Clause 2 of the repeat agreement dated 02.03.1993 reads as follows :-

"2. That for the performance of the aforesaid manufacturing, supply and delivery of goods by the contractors, the purchaser shall pay to the contractors at the rate and in the manner as provided in the said agreement."

Additional Condition no. 3(i) of Annexure-III reads as follows :

"3(i). The new rate for the repeat order at para-1 above will be effective from the date of completion of existing order."

The above clauses read with clause 3603 of the IRS Conditions of contract it is find that terms of repeat agreement was not amended by exchange of letters on signing by the parties.

In view of the above, this Court finds that there is no patent illegality in the award passed by the Learned Arbitrator. Learned Arbitrator has considered each and every terms and conditions of the contract and had passed the award considering the four corners of the contract.
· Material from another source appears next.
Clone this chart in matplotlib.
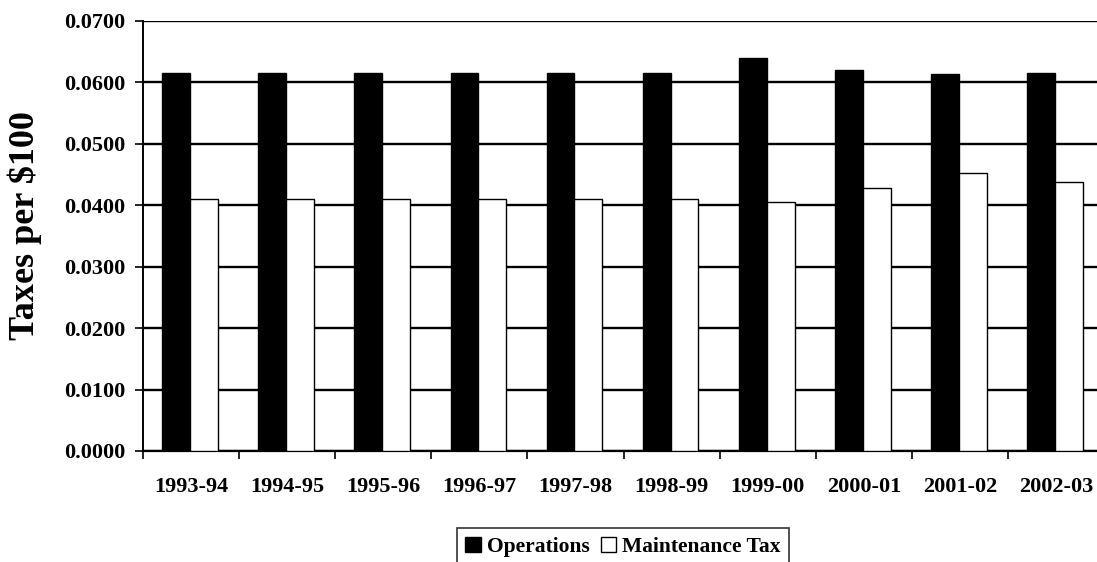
import matplotlib
matplotlib.use("Agg")
import matplotlib.pyplot as plt
import numpy as np
from matplotlib.patches import Patch
from matplotlib.ticker import FormatStrFormatter, MultipleLocator

years = ["1993-94", "1994-95", "1995-96", "1996-97", "1997-98",
         "1998-99", "1999-00", "2000-01", "2001-02", "2002-03"]
operations = [0.0615, 0.0615, 0.0615, 0.0615, 0.0615,
              0.0615, 0.0640, 0.0621, 0.0614, 0.0615]
maintenance = [0.0410, 0.0410, 0.0410, 0.0410, 0.0410,
               0.0410, 0.0405, 0.0428, 0.0452, 0.0438]
series_names = ["Operations", "Maintenance Tax"]

plt.rcParams['font.family'] = ['Liberation Serif', 'DejaVu Serif']
plt.rcParams['font.weight'] = 'bold'

fig = plt.figure(figsize=(10.97, 5.62), dpi=100)
ax = fig.add_axes([143 / 1097, (562 - 451) / 562, 961 / 1097, 430 / 562])

x = np.arange(len(years))
w = 0.29
shift = -0.01
ax.bar(x + shift - w / 2, operations, w, color='black', edgecolor='black',
       linewidth=1, zorder=3)
ax.bar(x + shift + w / 2, maintenance, w, color='white', edgecolor='black',
       linewidth=1, zorder=3)

ax.set_xlim(-0.5, len(years) - 0.5)
ax.set_ylim(0, 0.07)
ax.yaxis.set_major_locator(MultipleLocator(0.01))
ax.yaxis.set_major_formatter(FormatStrFormatter('%.4f'))
ax.grid(axis='y', color='black', linewidth=1.7, zorder=0)
ax.set_axisbelow(True)

# category boundary ticks (no labels) and centered labels
ax.set_xticks(np.arange(-0.5, len(years) - 0.4, 1.0))
ax.set_xticklabels([])
ax.set_xticks(x, minor=True)
ax.set_xticklabels(years, minor=True, fontsize=16, fontweight='bold')
ax.tick_params(axis='x', which='minor', length=0, pad=19)
ax.tick_params(axis='x', which='major', length=6, width=1.2, direction='out')
ax.tick_params(axis='y', length=6, width=1.2, direction='out', labelsize=16, pad=7)
for lab in ax.get_yticklabels():
    lab.set_fontweight('bold')

for s in ['top', 'right']:
    ax.spines[s].set_visible(False)
ax.spines['left'].set_linewidth(1.4)
ax.spines['bottom'].set_linewidth(1.6)

fig.text(25 / 1097, (562 - 226) / 562, "Taxes per $100", rotation=90,
         ha='center', va='center', fontsize=26, fontweight='bold')

handles = [Patch(facecolor='black', edgecolor='black', label=series_names[0]),
           Patch(facecolor='white', edgecolor='black', label=series_names[1])]
leg = fig.legend(handles=handles, loc='upper center',
                 bbox_to_anchor=(623 / 1097, (562 - 528) / 562), ncol=2,
                 fancybox=False, frameon=True, edgecolor='black',
                 prop={'size': 15.5, 'weight': 'bold'}, handlelength=0.7,
                 handleheight=0.7, handletextpad=0.3, columnspacing=0.5,
                 borderpad=0.4, borderaxespad=0)
leg.get_frame().set_linewidth(1.2)

fig.savefig("out.png", dpi=100)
As regard the interest, the Learned Arbitrator has held that the respondent would have earned a profit around 10% on the amount due to the claimant and as such 13 this Court has also finds that the Arbitrator has not committed any error by awarding interest in favour of the respondent.

In view of the above, this Court do not finds any reasons to interfere with the award passed by the Learned Sole Arbitrator.

Accordingly, AP 250 of 2009 is dismissed.